→ Task statement:
In the listing that follows, retype every line from the first through the one containing "const LEFT_SHARE = 0.4;". Pictures are to be left out.

** Start of Information provided **

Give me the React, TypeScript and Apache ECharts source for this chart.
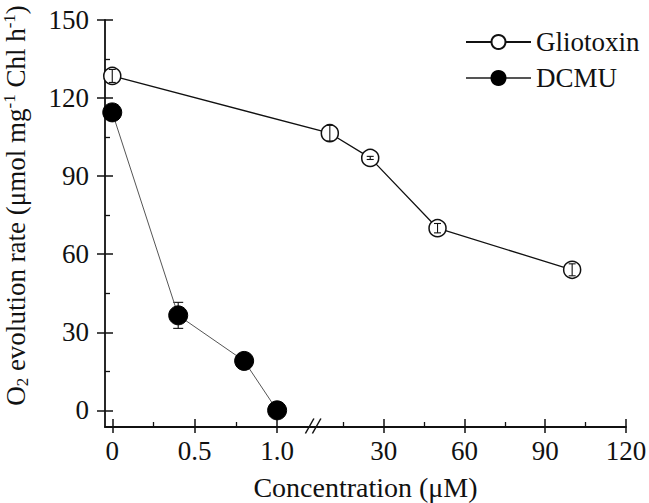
import React, { useEffect, useRef } from "react";
import * as echarts from "echarts";

// ---- data (concentration in µM, O2 evolution rate in µmol mg-1 Chl h-1) ----
const gliotoxinConc = [0, 10, 25, 50, 100];
const gliotoxinRate = [128.5, 106.5, 97, 70, 54];
const gliotoxinErr = [2.5, 3, 0.6, 1.8, 2.3];

const dcmuConc = [0, 0.4, 0.8, 1.0];
const dcmuRate = [114.5, 36.5, 19, 0];
const dcmuErr = [1.5, 5, 1.5, 1];

// ---- axis ticks ----
const xMajorLeft = [0, 0.5, 1.0];
const xMajorLeftLabels = ["0", "0.5", "1.0"];
const xMinorLeft = [0.25, 0.75];
const xMajorRight = [30, 60, 90, 120];
const xMajorRightLabels = ["30", "60", "90", "120"];
const xMinorRight = [15, 45, 75, 105];
const yMajor = [0, 30, 60, 90, 120, 150];
const yMinor = [15, 45, 75, 105, 135];

// ---- broken x axis: low segment [LEFT_MIN, LEFT_MAX], high segment [RIGHT_MIN, RIGHT_MAX] ----
const LEFT_MIN = -0.044;
const LEFT_MAX = 1.22;
const RIGHT_MIN = 3.9;
const RIGHT_MAX = 120;
const LEFT_SHARE = 0.4;

const lowSeg = (c: number) => LEFT_SHARE * (c - LEFT_MIN) / (LEFT_MAX - LEFT_MIN);
const highSeg = (c: number) => LEFT_SHARE + (1 - LEFT_SHARE) * (c - RIGHT_MIN) / (RIGHT_MAX - RIGHT_MIN);
const toBroken = (c: number) => (c <= LEFT_MAX ? lowSeg(c) : highSeg(c));

const majorPos = [...xMajorLeft.map(lowSeg), ...xMajorRight.map(highSeg)];
const majorLabels = [...xMajorLeftLabels, ...xMajorRightLabels];
const minorPos = [...xMinorLeft.map(lowSeg), ...xMinorRight.map(highSeg)];

const FONT = "'Liberation Serif', 'Times New Roman', Times, serif";
const FS = 27;
const INK = "#111";

function errorBars(conc: number[], rate: number[], err: number[]) {
  return conc.map((c, i) => [toBroken(c), rate[i] - err[i], rate[i] + err[i]]);
}

const errRender = (color: string, cap: number) => (params: any, api: any) => {
  const x = api.value(0);
  const lo = api.coord([x, api.value(1)]);
  const hi = api.coord([x, api.value(2)]);
  const style = { stroke: color, lineWidth: 1.1 };
  return {
    type: "group",
    children: [
      { type: "line", shape: { x1: lo[0], y1: lo[1], x2: hi[0], y2: hi[1] }, style },
      { type: "line", shape: { x1: lo[0] - cap, y1: lo[1], x2: lo[0] + cap, y2: lo[1] }, style },
      { type: "line", shape: { x1: hi[0] - cap, y1: hi[1], x2: hi[0] + cap, y2: hi[1] }, style },
    ],
  };
};

export default function App() {
  const ref = useRef<HTMLDivElement>(null);

  useEffect(() => {
    if (!ref.current) return;
    const chart = echarts.init(ref.current, null, { renderer: "svg" });

    const xBase = {
      type: "value",
      min: 0,
      max: 1,
      gridIndex: 0,
      position: "bottom",
      splitLine: { show: false },
    } as any;
    const yBase = {
      type: "value",
      min: -6.4,
      max: 150,
      gridIndex: 0,
      position: "left",
      splitLine: { show: false },
    } as any;

    const option: any = {
      animation: false,
      backgroundColor: "#fff",
      textStyle: { fontFamily: FONT, color: INK },
      grid: { left: 105, right: 23, top: 20, bottom: 76, containLabel: false, outerBoundsMode: "none" },
      legend: {
        orient: "vertical",
        left: 465,
        top: 27,
        padding: 0,
        itemGap: 6,
        itemWidth: 65,
        itemHeight: 17.5,
        textStyle: { fontFamily: FONT, fontSize: FS, color: INK, lineHeight: 30 },
        data: ["Gliotoxin", "DCMU"],
      },
      xAxis: [
        {
          ...xBase,
          name: "Concentration (μM)",
          nameLocation: "middle",
          nameGap: 46,
          nameTextStyle: { fontFamily: FONT, fontSize: 28, color: INK },
          axisLine: { show: true, onZero: false, lineStyle: { color: INK, width: 1.8 } },
          axisTick: { show: true, inside: true, length: 8, customValues: majorPos, lineStyle: { color: INK, width: 1.5 } },
          axisLabel: {
            show: true,
            customValues: majorPos,
            margin: 10,
            fontFamily: FONT,
            fontSize: FS,
            color: INK,
            formatter: (v: number) => {
              let best = 0;
              majorPos.forEach((p, i) => {
                if (Math.abs(p - v) < Math.abs(majorPos[best] - v)) best = i;
              });
              return majorLabels[best];
            },
          },
        },
        {
          ...xBase,
          axisLine: { show: false, onZero: false },
          axisTick: { show: true, inside: false, length: 6, customValues: majorPos, lineStyle: { color: INK, width: 1.5 } },
          axisLabel: { show: false },
        },
        {
          ...xBase,
          axisLine: { show: false, onZero: false },
          axisTick: { show: true, inside: true, length: 5, customValues: minorPos, lineStyle: { color: INK, width: 1.3 } },
          axisLabel: { show: false },
        },
      ],
      yAxis: [
        {
          ...yBase,
          name: "{a|O}{sub|2}{a| evolution rate (μmol mg}{sup|-1}{a| Chl h}{sup|-1}{a|)}",
          nameLocation: "middle",
          nameGap: 74,
          nameRotate: 90,
          nameTextStyle: {
            fontFamily: FONT,
            color: INK,
            padding: [0, 0, 0, 36],
            rich: {
              a: { fontFamily: FONT, fontSize: 27, lineHeight: 30, color: INK },
              sub: { fontFamily: FONT, fontSize: 17, lineHeight: 13, verticalAlign: "bottom", color: INK },
              sup: { fontFamily: FONT, fontSize: 17, lineHeight: 15, verticalAlign: "top", color: INK },
            },
          },
          axisLine: { show: true, onZero: false, lineStyle: { color: INK, width: 1.8 } },
          axisTick: { show: true, inside: true, length: 8, customValues: yMajor, lineStyle: { color: INK, width: 1.5 } },
          axisLabel: {
            show: true,
            customValues: yMajor,
            margin: 16,
            fontFamily: FONT,
            fontSize: FS,
            color: INK,
          },
        },
        {
          ...yBase,
          axisLine: { show: false, onZero: false },
          axisTick: { show: true, inside: false, length: 8, customValues: yMajor, lineStyle: { color: INK, width: 1.5 } },
          axisLabel: { show: false },
        },
        {
          ...yBase,
          axisLine: { show: false, onZero: false },
          axisTick: { show: true, inside: true, length: 5, customValues: yMinor, lineStyle: { color: INK, width: 1.3 } },
          axisLabel: { show: false },
        },
      ],
      series: [
        {
          name: "DCMU-err",
          type: "custom",
          xAxisIndex: 0,
          yAxisIndex: 0,
          z: 1,
          encode: { x: 0, y: [1, 2] },
          renderItem: errRender("#111", 5),
          data: errorBars(dcmuConc, dcmuRate, dcmuErr),
          silent: true,
        },
        {
          name: "DCMU",
          type: "line",
          xAxisIndex: 0,
          yAxisIndex: 0,
          z: 2,
          symbol: "circle",
          symbolSize: 19,
          lineStyle: { color: "#555", width: 1 },
          itemStyle: { color: "#000", borderColor: "#000", borderWidth: 1 },
          data: dcmuConc.map((c, i) => [toBroken(c), dcmuRate[i]]),
        },
        {
          name: "Gliotoxin",
          type: "line",
          xAxisIndex: 0,
          yAxisIndex: 0,
          z: 2,
          symbol: "circle",
          symbolSize: 17,
          lineStyle: { color: "#111", width: 1.3 },
          itemStyle: { color: "#fff", borderColor: "#111", borderWidth: 1.5 },
          data: gliotoxinConc.map((c, i) => [toBroken(c), gliotoxinRate[i]]),
        },
        {
          name: "Gliotoxin-err",
          type: "custom",
          xAxisIndex: 0,
          yAxisIndex: 0,
          z: 3,
          encode: { x: 0, y: [1, 2] },
          renderItem: errRender("#111", 3.5),
          data: errorBars(gliotoxinConc, gliotoxinRate, gliotoxinErr),
          silent: true,
        },
      ],
    };

    chart.setOption(option);

    // axis break marks "//" placed at the break position through the axis scales
    const bx = chart.convertToPixel({ xAxisIndex: 0 }, LEFT_SHARE) as number;
    const by = chart.convertToPixel({ yAxisIndex: 0 }, -6.4) as number;
    const markStyle = { stroke: INK, lineWidth: 1.5 };
    chart.setOption({
      graphic: [
        { type: "line", shape: { x1: bx - 8, y1: by + 6.5, x2: bx + 0.5, y2: by - 8.5 }, style: markStyle, z: 10 },
        { type: "line", shape: { x1: bx - 1, y1: by + 6.5, x2: bx + 7.5, y2: by - 8.5 }, style: markStyle, z: 10 },
      ],
    });

    return () => chart.dispose();
  }, []);

  return (
    <div
      ref={ref}
      style={{ position: "fixed", left: 0, top: 0, width: 649, height: 503, background: "#fff" }}
    />
  );
}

** End of Information provided **

→ Full solution:
Give me the React, TypeScript and Apache ECharts source for this chart.
import React, { useEffect, useRef } from "react";
import * as echarts from "echarts";

// ---- data (concentration in µM, O2 evolution rate in µmol mg-1 Chl h-1) ----
const gliotoxinConc = [0, 10, 25, 50, 100];
const gliotoxinRate = [128.5, 106.5, 97, 70, 54];
const gliotoxinErr = [2.5, 3, 0.6, 1.8, 2.3];

const dcmuConc = [0, 0.4, 0.8, 1.0];
const dcmuRate = [114.5, 36.5, 19, 0];
const dcmuErr = [1.5, 5, 1.5, 1];

// ---- axis ticks ----
const xMajorLeft = [0, 0.5, 1.0];
const xMajorLeftLabels = ["0", "0.5", "1.0"];
const xMinorLeft = [0.25, 0.75];
const xMajorRight = [30, 60, 90, 120];
const xMajorRightLabels = ["30", "60", "90", "120"];
const xMinorRight = [15, 45, 75, 105];
const yMajor = [0, 30, 60, 90, 120, 150];
const yMinor = [15, 45, 75, 105, 135];

// ---- broken x axis: low segment [LEFT_MIN, LEFT_MAX], high segment [RIGHT_MIN, RIGHT_MAX] ----
const LEFT_MIN = -0.044;
const LEFT_MAX = 1.22;
const RIGHT_MIN = 3.9;
const RIGHT_MAX = 120;
const LEFT_SHARE = 0.4;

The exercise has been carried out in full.